-- Supplied data start --

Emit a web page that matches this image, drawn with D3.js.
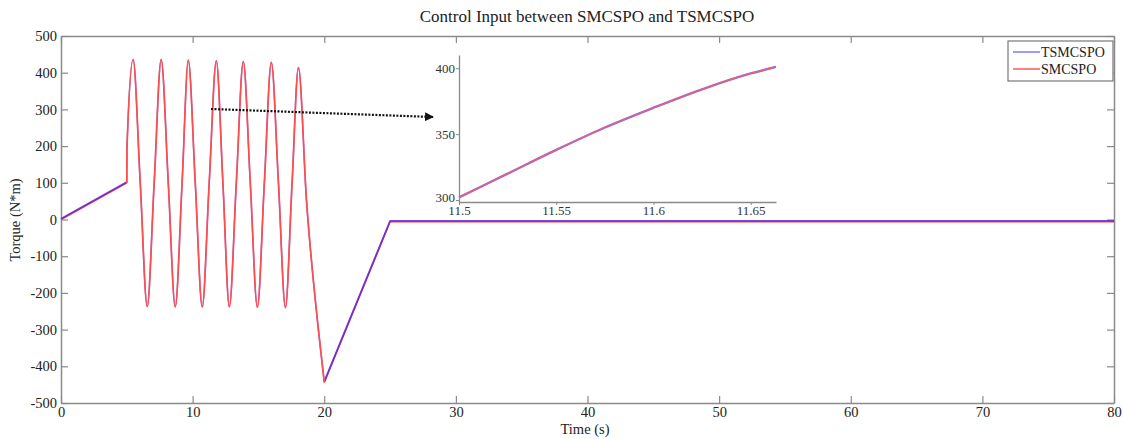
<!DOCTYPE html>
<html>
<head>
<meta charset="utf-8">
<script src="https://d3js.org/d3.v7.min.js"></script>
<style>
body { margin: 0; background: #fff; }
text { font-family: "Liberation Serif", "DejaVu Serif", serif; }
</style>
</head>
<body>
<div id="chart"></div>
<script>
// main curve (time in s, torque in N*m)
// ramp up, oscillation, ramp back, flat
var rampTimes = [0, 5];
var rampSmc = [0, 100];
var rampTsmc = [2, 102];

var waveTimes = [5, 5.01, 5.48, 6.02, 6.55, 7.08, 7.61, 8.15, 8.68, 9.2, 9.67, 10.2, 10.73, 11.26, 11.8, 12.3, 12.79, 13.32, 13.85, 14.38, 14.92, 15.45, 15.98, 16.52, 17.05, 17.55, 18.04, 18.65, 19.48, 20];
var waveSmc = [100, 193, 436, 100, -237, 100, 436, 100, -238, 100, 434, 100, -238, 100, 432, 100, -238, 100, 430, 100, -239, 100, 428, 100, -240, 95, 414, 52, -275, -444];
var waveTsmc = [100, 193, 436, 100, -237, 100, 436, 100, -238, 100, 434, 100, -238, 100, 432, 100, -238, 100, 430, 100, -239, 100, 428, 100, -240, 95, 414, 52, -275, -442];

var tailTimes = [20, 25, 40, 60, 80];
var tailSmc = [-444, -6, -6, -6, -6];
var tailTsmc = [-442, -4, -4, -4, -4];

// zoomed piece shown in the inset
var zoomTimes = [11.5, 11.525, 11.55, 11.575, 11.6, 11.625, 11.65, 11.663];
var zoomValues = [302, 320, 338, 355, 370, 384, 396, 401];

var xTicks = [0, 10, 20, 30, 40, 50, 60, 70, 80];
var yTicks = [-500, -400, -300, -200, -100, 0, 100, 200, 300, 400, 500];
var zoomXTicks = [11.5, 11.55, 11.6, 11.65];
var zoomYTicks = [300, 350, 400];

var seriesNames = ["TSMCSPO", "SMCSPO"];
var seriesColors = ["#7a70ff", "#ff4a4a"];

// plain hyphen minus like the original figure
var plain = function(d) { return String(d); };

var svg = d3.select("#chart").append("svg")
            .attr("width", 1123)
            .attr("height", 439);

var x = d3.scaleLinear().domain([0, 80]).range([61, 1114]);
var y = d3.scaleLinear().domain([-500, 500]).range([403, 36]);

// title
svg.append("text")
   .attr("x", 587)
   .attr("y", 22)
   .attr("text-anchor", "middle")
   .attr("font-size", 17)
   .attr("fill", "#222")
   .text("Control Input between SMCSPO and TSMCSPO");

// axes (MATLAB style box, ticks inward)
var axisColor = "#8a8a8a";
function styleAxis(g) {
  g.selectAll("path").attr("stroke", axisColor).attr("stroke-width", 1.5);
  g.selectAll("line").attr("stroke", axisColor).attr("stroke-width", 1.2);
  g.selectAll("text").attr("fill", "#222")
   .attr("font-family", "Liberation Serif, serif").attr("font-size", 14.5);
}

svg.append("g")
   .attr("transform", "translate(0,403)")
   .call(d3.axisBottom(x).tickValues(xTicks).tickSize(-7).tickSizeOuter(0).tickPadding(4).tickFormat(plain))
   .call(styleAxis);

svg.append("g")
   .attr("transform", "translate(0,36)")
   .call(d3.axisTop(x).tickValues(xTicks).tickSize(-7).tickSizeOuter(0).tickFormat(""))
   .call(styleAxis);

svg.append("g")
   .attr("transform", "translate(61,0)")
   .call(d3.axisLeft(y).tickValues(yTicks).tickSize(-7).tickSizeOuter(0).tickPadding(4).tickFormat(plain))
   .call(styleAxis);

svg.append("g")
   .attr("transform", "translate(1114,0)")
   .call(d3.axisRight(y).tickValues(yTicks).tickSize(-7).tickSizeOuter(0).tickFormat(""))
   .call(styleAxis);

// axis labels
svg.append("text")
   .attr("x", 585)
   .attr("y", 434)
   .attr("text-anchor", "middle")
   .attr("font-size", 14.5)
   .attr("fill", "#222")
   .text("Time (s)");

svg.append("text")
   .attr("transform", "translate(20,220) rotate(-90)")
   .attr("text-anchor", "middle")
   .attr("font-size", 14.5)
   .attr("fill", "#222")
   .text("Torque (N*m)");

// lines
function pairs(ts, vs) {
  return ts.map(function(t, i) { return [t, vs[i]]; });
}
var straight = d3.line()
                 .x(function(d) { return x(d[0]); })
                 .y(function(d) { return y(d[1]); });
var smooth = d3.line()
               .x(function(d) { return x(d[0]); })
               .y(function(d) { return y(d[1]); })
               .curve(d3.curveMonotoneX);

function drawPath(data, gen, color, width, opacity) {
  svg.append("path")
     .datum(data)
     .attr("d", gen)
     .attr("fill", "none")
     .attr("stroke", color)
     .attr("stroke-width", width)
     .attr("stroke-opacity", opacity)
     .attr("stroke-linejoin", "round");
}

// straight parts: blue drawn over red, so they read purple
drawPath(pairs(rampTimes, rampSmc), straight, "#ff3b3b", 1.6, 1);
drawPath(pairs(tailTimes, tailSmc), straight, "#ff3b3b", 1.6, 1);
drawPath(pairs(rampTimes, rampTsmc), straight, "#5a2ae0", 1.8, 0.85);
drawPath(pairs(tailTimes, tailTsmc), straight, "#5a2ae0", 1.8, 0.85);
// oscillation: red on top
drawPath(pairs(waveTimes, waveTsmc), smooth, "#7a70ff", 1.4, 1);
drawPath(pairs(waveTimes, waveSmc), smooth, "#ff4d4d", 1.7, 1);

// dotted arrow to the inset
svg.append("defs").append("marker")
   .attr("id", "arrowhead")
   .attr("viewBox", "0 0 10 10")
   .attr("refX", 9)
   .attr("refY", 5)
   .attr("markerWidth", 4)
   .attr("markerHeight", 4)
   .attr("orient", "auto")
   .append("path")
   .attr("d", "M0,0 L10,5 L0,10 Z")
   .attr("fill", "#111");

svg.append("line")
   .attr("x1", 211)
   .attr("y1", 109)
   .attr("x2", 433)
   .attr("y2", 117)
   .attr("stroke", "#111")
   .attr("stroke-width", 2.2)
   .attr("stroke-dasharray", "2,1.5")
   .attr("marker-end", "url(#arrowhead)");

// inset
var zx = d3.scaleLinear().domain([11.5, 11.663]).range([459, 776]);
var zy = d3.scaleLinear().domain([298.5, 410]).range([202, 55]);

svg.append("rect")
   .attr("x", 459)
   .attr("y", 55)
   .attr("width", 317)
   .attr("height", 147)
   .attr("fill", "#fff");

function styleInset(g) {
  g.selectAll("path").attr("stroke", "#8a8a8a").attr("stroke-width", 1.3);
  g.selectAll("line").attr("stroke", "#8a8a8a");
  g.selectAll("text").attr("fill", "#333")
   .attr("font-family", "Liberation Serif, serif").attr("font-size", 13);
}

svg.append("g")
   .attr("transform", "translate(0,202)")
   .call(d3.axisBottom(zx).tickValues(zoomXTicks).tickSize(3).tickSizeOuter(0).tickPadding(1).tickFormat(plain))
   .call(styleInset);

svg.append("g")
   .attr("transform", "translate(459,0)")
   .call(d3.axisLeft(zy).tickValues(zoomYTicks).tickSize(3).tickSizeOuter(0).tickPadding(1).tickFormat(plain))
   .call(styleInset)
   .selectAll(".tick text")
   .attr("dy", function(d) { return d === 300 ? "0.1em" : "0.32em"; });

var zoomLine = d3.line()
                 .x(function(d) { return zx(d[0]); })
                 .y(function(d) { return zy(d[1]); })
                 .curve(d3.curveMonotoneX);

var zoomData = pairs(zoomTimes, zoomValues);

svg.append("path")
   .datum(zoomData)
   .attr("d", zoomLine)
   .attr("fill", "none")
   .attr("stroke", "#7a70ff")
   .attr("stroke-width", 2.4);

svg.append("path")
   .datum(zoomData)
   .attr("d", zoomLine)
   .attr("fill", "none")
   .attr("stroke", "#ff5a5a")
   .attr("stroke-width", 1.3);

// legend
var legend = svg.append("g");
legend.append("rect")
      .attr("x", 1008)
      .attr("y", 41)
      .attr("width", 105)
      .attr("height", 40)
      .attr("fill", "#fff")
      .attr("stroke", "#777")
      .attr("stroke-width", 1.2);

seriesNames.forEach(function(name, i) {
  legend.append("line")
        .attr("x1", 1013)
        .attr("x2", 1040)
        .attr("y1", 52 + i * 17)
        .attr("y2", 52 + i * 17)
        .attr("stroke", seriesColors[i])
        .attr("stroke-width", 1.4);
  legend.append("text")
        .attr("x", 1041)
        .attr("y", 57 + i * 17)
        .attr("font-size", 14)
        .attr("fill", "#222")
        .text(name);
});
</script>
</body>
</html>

-- Supplied data end --

Give again exactly the lines running from the beginning of the material above through the line that contains "52, -275, -442];", and leave out every picture.

* [Correct result]:
Emit a web page that matches this image, drawn with D3.js.
<!DOCTYPE html>
<html>
<head>
<meta charset="utf-8">
<script src="https://d3js.org/d3.v7.min.js"></script>
<style>
body { margin: 0; background: #fff; }
text { font-family: "Liberation Serif", "DejaVu Serif", serif; }
</style>
</head>
<body>
<div id="chart"></div>
<script>
// main curve (time in s, torque in N*m)
// ramp up, oscillation, ramp back, flat
var rampTimes = [0, 5];
var rampSmc = [0, 100];
var rampTsmc = [2, 102];

var waveTimes = [5, 5.01, 5.48, 6.02, 6.55, 7.08, 7.61, 8.15, 8.68, 9.2, 9.67, 10.2, 10.73, 11.26, 11.8, 12.3, 12.79, 13.32, 13.85, 14.38, 14.92, 15.45, 15.98, 16.52, 17.05, 17.55, 18.04, 18.65, 19.48, 20];
var waveSmc = [100, 193, 436, 100, -237, 100, 436, 100, -238, 100, 434, 100, -238, 100, 432, 100, -238, 100, 430, 100, -239, 100, 428, 100, -240, 95, 414, 52, -275, -444];
var waveTsmc = [100, 193, 436, 100, -237, 100, 436, 100, -238, 100, 434, 100, -238, 100, 432, 100, -238, 100, 430, 100, -239, 100, 428, 100, -240, 95, 414, 52, -275, -442];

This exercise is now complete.